Objective -> In the records that follow, the lines from the one containing "Output the web" to the one containing "8).attr('height', haut).attr('fill', '#ba0000');", inclusive, are to be given again exactly.

▶

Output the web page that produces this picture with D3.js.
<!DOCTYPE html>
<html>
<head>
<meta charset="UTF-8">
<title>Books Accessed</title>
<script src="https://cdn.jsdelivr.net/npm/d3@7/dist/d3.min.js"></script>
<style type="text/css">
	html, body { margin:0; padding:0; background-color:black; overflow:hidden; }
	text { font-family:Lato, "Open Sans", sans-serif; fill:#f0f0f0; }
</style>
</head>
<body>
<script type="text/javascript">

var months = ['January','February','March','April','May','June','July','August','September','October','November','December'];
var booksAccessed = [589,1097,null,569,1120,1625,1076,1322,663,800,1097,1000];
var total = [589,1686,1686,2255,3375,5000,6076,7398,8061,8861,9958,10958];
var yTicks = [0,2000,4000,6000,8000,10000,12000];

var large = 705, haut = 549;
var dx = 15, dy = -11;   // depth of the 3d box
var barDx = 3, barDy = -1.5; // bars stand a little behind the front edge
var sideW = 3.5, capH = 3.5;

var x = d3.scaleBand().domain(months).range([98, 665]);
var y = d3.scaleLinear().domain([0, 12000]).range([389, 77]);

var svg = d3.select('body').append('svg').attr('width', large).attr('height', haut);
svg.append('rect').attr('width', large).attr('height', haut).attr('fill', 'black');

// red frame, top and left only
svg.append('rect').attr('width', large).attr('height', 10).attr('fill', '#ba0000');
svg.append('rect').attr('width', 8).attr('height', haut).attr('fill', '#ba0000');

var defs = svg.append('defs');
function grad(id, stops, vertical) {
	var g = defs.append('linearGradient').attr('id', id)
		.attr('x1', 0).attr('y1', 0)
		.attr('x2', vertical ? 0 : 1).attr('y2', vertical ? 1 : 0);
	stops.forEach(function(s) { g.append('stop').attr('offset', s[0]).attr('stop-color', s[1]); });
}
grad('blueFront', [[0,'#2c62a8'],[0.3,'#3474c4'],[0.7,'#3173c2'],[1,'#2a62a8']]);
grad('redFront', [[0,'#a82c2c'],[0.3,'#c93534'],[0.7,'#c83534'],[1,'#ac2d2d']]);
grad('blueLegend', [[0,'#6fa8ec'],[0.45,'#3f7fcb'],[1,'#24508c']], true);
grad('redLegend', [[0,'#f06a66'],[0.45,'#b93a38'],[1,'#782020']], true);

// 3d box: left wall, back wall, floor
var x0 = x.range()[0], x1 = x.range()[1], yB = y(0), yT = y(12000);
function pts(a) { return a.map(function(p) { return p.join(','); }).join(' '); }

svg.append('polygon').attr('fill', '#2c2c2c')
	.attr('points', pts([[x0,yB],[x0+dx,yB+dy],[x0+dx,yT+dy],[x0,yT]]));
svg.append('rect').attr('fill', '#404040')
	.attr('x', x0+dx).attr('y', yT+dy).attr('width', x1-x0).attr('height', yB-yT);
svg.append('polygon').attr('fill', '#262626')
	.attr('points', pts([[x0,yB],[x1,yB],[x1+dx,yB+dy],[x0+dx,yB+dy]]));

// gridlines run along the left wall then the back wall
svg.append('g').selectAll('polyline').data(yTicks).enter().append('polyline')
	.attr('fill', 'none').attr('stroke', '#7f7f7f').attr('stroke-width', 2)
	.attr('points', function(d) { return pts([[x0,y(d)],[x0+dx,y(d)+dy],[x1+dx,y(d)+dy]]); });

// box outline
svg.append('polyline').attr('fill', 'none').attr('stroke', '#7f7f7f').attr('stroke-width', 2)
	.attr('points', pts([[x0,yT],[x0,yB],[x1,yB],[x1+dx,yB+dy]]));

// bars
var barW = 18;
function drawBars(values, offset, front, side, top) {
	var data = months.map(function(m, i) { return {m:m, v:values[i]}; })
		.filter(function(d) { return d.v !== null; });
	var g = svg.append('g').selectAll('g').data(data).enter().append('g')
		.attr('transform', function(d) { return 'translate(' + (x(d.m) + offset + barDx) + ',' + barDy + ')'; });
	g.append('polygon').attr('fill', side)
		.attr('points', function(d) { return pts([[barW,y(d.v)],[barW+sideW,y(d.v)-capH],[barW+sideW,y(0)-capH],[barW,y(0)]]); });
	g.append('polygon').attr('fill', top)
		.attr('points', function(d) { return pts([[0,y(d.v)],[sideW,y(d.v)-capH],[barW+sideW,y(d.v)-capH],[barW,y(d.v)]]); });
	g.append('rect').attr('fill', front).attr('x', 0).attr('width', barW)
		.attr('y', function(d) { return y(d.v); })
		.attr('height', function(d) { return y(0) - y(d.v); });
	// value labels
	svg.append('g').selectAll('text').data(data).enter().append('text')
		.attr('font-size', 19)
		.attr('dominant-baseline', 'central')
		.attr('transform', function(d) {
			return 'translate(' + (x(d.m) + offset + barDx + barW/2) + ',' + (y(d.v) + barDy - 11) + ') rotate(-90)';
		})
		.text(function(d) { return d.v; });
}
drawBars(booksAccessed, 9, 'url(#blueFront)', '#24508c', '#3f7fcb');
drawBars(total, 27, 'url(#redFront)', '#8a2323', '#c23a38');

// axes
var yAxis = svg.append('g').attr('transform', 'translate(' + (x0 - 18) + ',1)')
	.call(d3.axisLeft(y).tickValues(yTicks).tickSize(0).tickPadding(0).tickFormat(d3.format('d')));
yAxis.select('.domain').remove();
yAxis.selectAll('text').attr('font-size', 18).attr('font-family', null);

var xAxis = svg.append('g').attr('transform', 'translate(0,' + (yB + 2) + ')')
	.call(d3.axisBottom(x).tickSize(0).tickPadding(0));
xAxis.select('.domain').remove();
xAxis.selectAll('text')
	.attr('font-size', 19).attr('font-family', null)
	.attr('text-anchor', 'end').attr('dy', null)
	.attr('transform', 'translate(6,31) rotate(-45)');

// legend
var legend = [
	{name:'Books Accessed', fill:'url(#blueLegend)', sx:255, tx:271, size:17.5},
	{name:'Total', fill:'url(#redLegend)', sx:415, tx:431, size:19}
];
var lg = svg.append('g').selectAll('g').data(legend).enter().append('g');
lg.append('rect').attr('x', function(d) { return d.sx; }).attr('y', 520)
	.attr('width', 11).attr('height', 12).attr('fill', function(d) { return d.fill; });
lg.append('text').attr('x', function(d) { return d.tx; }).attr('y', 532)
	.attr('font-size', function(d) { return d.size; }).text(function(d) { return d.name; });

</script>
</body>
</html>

◀
▶

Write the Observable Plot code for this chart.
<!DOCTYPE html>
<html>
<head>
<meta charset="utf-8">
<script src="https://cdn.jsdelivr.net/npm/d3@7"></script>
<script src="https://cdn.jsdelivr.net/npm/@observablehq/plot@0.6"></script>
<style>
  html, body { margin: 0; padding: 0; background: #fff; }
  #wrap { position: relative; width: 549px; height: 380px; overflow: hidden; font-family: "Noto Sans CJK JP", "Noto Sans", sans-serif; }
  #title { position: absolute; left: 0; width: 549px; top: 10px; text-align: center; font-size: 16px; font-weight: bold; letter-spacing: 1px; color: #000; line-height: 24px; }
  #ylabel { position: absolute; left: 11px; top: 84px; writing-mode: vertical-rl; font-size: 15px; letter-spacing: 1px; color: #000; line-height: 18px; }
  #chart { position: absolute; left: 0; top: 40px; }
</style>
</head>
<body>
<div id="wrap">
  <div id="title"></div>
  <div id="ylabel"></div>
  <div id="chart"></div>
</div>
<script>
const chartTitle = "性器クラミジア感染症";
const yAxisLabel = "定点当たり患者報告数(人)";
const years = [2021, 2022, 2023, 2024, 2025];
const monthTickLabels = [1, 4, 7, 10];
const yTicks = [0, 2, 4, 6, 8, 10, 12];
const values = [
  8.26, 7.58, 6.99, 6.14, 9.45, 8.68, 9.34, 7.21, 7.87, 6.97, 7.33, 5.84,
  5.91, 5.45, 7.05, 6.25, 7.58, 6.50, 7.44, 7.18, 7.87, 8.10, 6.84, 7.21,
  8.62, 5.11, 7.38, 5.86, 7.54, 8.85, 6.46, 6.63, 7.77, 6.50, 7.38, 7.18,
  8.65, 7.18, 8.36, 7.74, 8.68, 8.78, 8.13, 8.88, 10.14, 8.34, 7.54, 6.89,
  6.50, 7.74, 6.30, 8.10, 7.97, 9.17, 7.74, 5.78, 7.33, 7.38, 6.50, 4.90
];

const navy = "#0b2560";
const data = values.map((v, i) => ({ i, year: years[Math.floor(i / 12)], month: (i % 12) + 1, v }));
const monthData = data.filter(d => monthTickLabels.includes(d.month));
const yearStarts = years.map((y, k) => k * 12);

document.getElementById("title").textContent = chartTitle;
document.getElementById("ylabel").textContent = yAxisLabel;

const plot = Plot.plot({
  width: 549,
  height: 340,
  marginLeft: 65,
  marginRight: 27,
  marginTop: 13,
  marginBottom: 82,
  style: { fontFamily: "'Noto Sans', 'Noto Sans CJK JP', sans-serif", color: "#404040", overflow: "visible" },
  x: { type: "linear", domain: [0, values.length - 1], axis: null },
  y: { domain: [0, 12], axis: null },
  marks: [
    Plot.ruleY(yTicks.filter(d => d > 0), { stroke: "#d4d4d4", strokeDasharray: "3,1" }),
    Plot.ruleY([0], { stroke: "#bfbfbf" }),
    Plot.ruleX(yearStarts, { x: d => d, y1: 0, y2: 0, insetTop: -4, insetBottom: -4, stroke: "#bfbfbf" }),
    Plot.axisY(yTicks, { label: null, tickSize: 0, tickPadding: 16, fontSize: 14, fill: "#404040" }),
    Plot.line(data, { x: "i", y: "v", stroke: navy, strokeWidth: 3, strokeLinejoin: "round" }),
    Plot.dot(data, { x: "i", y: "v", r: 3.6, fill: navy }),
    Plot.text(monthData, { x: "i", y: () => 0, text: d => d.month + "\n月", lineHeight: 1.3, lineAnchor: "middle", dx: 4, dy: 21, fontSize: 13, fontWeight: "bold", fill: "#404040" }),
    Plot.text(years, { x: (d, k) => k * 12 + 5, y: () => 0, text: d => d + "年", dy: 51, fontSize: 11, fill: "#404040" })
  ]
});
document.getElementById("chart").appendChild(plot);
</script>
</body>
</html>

◀
▶

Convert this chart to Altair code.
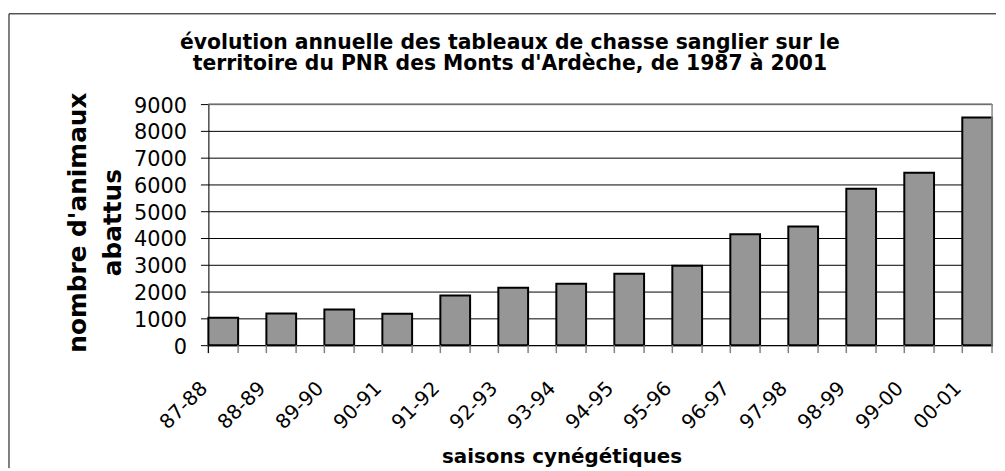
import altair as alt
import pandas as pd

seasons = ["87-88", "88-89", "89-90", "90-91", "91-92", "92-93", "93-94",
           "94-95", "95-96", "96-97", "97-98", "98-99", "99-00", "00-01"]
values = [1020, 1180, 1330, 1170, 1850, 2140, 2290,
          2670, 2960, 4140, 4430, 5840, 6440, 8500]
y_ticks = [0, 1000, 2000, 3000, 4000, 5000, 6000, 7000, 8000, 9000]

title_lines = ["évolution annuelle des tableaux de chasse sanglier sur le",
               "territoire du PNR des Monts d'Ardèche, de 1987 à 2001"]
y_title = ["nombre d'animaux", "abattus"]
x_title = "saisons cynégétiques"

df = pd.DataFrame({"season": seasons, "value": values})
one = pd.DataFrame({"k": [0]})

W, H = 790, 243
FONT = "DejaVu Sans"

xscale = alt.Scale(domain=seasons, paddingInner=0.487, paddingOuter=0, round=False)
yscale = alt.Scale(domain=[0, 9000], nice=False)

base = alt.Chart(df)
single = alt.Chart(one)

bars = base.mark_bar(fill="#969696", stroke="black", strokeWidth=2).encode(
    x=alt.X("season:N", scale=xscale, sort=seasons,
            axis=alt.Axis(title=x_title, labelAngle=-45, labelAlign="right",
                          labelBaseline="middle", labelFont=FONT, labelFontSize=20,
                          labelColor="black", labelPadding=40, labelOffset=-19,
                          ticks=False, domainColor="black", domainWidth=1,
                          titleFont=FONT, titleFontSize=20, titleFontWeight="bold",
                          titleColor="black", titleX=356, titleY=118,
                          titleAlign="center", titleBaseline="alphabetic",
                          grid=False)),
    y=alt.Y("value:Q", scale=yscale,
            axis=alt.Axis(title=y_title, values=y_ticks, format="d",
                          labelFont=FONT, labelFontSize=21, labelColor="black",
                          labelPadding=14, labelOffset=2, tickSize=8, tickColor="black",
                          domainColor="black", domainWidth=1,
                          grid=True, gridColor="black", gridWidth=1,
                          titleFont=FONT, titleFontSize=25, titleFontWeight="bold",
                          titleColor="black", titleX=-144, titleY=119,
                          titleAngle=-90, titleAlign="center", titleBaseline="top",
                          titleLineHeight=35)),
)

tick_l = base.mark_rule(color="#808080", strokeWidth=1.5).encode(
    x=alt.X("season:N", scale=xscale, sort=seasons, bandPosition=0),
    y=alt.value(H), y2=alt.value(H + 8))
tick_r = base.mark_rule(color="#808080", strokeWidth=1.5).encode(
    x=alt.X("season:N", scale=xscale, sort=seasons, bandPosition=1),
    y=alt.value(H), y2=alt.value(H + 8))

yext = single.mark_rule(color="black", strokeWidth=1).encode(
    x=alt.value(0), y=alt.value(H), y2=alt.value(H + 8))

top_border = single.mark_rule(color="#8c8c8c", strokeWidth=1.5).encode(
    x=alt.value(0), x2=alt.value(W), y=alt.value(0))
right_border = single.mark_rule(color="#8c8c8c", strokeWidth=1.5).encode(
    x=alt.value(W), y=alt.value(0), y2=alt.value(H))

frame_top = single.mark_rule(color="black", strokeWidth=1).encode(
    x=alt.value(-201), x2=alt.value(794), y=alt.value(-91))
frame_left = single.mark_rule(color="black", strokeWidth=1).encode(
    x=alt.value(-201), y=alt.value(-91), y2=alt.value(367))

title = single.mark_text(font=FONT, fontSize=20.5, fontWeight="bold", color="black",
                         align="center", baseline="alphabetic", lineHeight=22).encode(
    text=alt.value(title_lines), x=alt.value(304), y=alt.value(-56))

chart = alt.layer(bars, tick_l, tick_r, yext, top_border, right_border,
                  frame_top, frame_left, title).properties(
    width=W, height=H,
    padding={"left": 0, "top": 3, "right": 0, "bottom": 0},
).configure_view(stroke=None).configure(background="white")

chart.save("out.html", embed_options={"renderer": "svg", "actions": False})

◀

Written reply ->
Output the web page that produces this picture with D3.js.
<!DOCTYPE html>
<html>
<head>
<meta charset="UTF-8">
<title>Books Accessed</title>
<script src="https://cdn.jsdelivr.net/npm/d3@7/dist/d3.min.js"></script>
<style type="text/css">
	html, body { margin:0; padding:0; background-color:black; overflow:hidden; }
	text { font-family:Lato, "Open Sans", sans-serif; fill:#f0f0f0; }
</style>
</head>
<body>
<script type="text/javascript">

var months = ['January','February','March','April','May','June','July','August','September','October','November','December'];
var booksAccessed = [589,1097,null,569,1120,1625,1076,1322,663,800,1097,1000];
var total = [589,1686,1686,2255,3375,5000,6076,7398,8061,8861,9958,10958];
var yTicks = [0,2000,4000,6000,8000,10000,12000];

var large = 705, haut = 549;
var dx = 15, dy = -11;   // depth of the 3d box
var barDx = 3, barDy = -1.5; // bars stand a little behind the front edge
var sideW = 3.5, capH = 3.5;

var x = d3.scaleBand().domain(months).range([98, 665]);
var y = d3.scaleLinear().domain([0, 12000]).range([389, 77]);

var svg = d3.select('body').append('svg').attr('width', large).attr('height', haut);
svg.append('rect').attr('width', large).attr('height', haut).attr('fill', 'black');

// red frame, top and left only
svg.append('rect').attr('width', large).attr('height', 10).attr('fill', '#ba0000');
svg.append('rect').attr('width', 8).attr('height', haut).attr('fill', '#ba0000');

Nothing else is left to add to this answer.